Son 15 meses entre agosto de 1962 que murió Marilyn Monroe en su domicilio de los Ángeles, y noviembre de 1963 que fue asesinado John F. Kennedy en Dallas. Cuando hace más de un año el mundo recordaba a la rutilante estrella de Hollywood a los cincuenta años de su prematura muerte, ya estuvo inmortalizada como el símbolo femenino de “la eterna coqueta”, inalcanzable por quienes han intentado llenar ese vacío, como Angelina Jolie, Scarlett Johanson, Nicole Kidman o París Hilton.
También hace pocos días, páginas enteras y titulares de prensa destacaban los cincuenta años de la trágica desaparición del Presidente de los Estados Unidos.
El vínculo que unió momentáneamente a los dos, tal vez en sus vidas privadas, pero que se hizo público, tiene justificación humana a partir del trabajo diario de ella como artista de cine, y de él como político en ejercicio del poder presidencial de la primera potencia del mundo. Esas dos rutinas buscaron el equilibrio entre la seducción femenina y el enigma de todo hombre, y sus aureolas se descubrieron a partir de mayo de 1962, cuando la mujer-estrella del cine en un acto político del Partido demócrata en el Madison Square Garden de Nueva York le cantó el Happy Birthday, y al final Kennedy le agradeció diciéndole que por ella hasta podía retirarse de la política, frases que confirmarían lo que Marilyn declaró alguna vez a la prensa: “Los maridos no son nunca amantes tan maravillosos como cuando están traicionando a su mujer”.

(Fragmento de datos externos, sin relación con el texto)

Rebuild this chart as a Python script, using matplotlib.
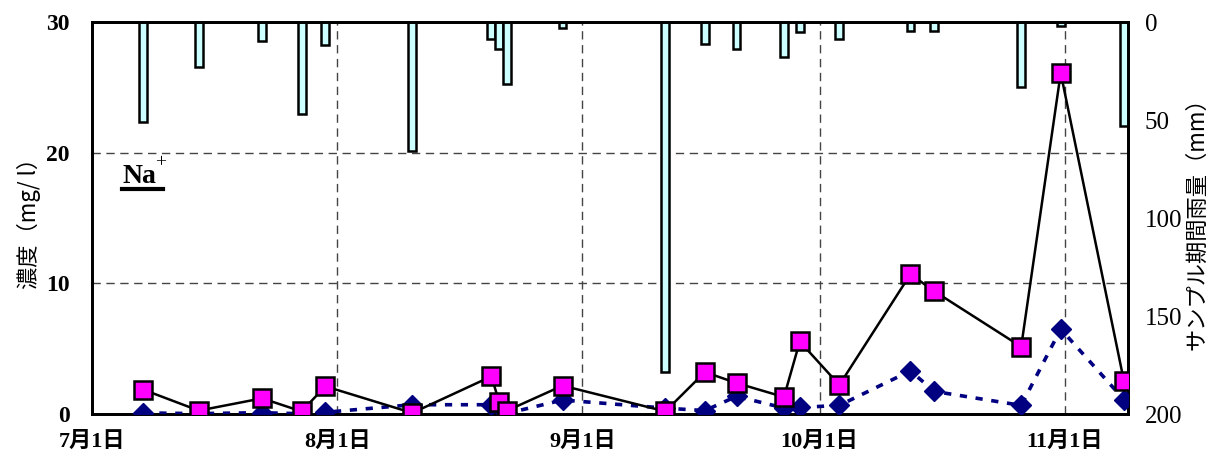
import matplotlib
matplotlib.use("Agg")
import matplotlib.pyplot as plt
import pandas as pd
from matplotlib.lines import Line2D
from matplotlib.transforms import blended_transform_factory

YEAR = 2003

# sampling dates (end of each sampling period)
sample_dates = [
    "07-07", "07-14", "07-22", "07-27", "07-30", "08-10", "08-20", "08-21",
    "08-22", "08-29", "09-11", "09-16", "09-20", "09-26", "09-28", "10-03",
    "10-12", "10-15", "10-26", "10-31", "11-08",
]
rain_mm = [51, 23, 9.7, 47, 11.5, 66, 8.8, 14, 31.5, 3, 178.5, 11.4,
           14, 17.7, 5, 8.5, 4.4, 4.4, 33, 2, 53]
conc_square = [1.86, 0.26, 1.2, 0.2, 2.12, 0.08, 2.88, 0.9, 0.26, 2.17, 0.2,
               3.21, 2.37, 1.3, 5.55, 2.22, 10.7, 9.4, 5.15, 26.1, 2.5]
conc_diamond = [0.08, 0.03, 0.1, 0.02, 0.13, 0.71, 0.71, 0.6, 0.05, 1.07, 0.45,
                0.26, 1.35, 0.46, 0.5, 0.66, 3.3, 1.73, 0.66, 6.5, 1.1]

month_ticks = ["07-01", "08-01", "09-01", "10-01", "11-01"]
month_labels = ["7月1日", "8月1日", "9月1日", "10月1日", "11月1日"]
x_start, x_end = "07-01", "11-09"

SERIF_JP = ["Liberation Serif", "Noto Sans CJK JP"]
plt.rcParams["font.family"] = SERIF_JP

x = pd.to_datetime([f"{YEAR}-{d}" for d in sample_dates]) + pd.Timedelta(hours=12)
ticks = pd.to_datetime([f"{YEAR}-{d}" for d in month_ticks])

fig = plt.figure(figsize=(12.19, 4.55), dpi=100)
ax = fig.add_axes([0.0755, 0.0901, 0.8498, 0.8615])
ax2 = ax.twinx()

# rainfall bars hanging from the top on the right axis
ax2.bar(x, rain_mm, width=1.0, color="#CCFFFF", edgecolor="black", linewidth=1.8, zorder=3)
ax2.set_ylim(200, 0)
ax2.set_yticks([0, 50, 100, 150, 200])
ax2.tick_params(axis="y", length=0, pad=12, labelsize=18)
ax2.set_ylabel("サンプル期間雨量（mm）", fontsize=16, family="Noto Sans CJK JP",
               labelpad=2)

# dashed grid drawn under the bars
grid_kw = dict(color="#444444", linewidth=1.0, linestyle=(0, (6, 4)), zorder=1)
htrans = blended_transform_factory(ax2.transAxes, ax.transData)
for g in [10, 20]:
    ax2.add_line(Line2D([0, 1], [g, g], transform=htrans, **grid_kw))
for t in ticks[1:]:
    ax2.axvline(t, **grid_kw)

# concentration lines on the left axis, above the bars
ax.set_zorder(ax2.get_zorder() + 1)
ax.patch.set_visible(False)
ax.plot(x, conc_diamond, color="#000080", linestyle=(0, (2.0, 2.4)), linewidth=2.6,
        marker="D", markersize=10, markerfacecolor="#000080",
        markeredgecolor="#000080", zorder=3)
ax.plot(x, conc_square, color="black", linewidth=1.8,
        marker="s", markersize=12.5, markerfacecolor="#FF00FF",
        markeredgecolor="black", markeredgewidth=1.8, zorder=4)

ax.set_ylim(0, 30)
ax.set_yticks([0, 10, 20, 30])
ax.set_xlim(pd.Timestamp(f"{YEAR}-{x_start}"), pd.Timestamp(f"{YEAR}-{x_end}"))
ax.set_xticks(ticks)
ax.set_xticklabels(month_labels, fontweight="bold")
ax.tick_params(axis="x", length=0, pad=13, labelsize=16)
ax.tick_params(axis="y", length=0, pad=16, labelsize=17)
for lab in ax.get_yticklabels():
    lab.set_fontweight("bold")
ax.set_ylabel("濃度（mg/ l）", fontsize=16, family="Noto Sans CJK JP", labelpad=4)

for a in (ax, ax2):
    for sp in a.spines.values():
        sp.set_linewidth(2.0)
        sp.set_color("black")

# Na+ label with underline
ax.text(0.029, 0.589, "Na", transform=ax.transAxes, fontsize=20, fontweight="bold",
        ha="left", va="baseline")
ax.text(0.0605, 0.63, "+", transform=ax.transAxes, fontsize=14,
        ha="left", va="baseline")
ax.plot([0.029, 0.0685], [0.574, 0.574], transform=ax.transAxes, color="black",
        linewidth=3, clip_on=False)

fig.savefig("out.png", dpi=100)
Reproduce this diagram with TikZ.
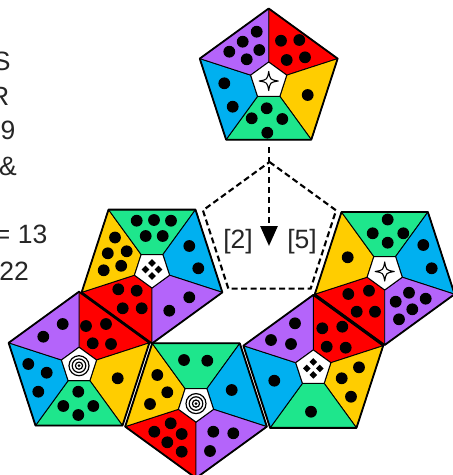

Después de tres meses, en el verano de ese año, Jacqueline Kennedy viajó por vacaciones con su hija Caroline a Rabello -costa sur de Italia para gozar del mediterráneo y sus playas. Se hospedó en el mismo Palacio que, en su tiempo, ocupara el último Rey de Italia Víctor Manuel III, y allí conoció a Gianni Agnelli el dueño de la FIAT, considerado como Rey sin corona y el playboy más famoso del mundo por su vida, lujos y mujeres, quien se deslumbró al ver a la delgada y bronceada Primera Dama de los Estados Unidos, enfundada en una ropa que moldeaba su cuerpo y escuchar su voz cautivante. La cortejó sutilmente y la invitó a su casa en la isla Capri y a pasear en su yate. Luego vinieron las notas de prensa publicadas en los Estados Unidos y las fotografías de fiestas en clubes nocturnos y bailando descalza en la lujosa cubierta de dicho yate, así como otras de Caroline jugando en la playa; y, el inmediato telegrama de Kennedy: “…un poco más de Caroline y menos de Agnelli”.
Ni eso apresuró su retorno. Volvió a Washington después de tres semanas. ¿Serían estos hechos una respuesta a los deslices del joven Presidente? A más de cincuenta años de esos recuerdos, dirán en el mundo: así se apagaron esas potentes luminarias llevándose a la eternidad sus intimidades de alcoba.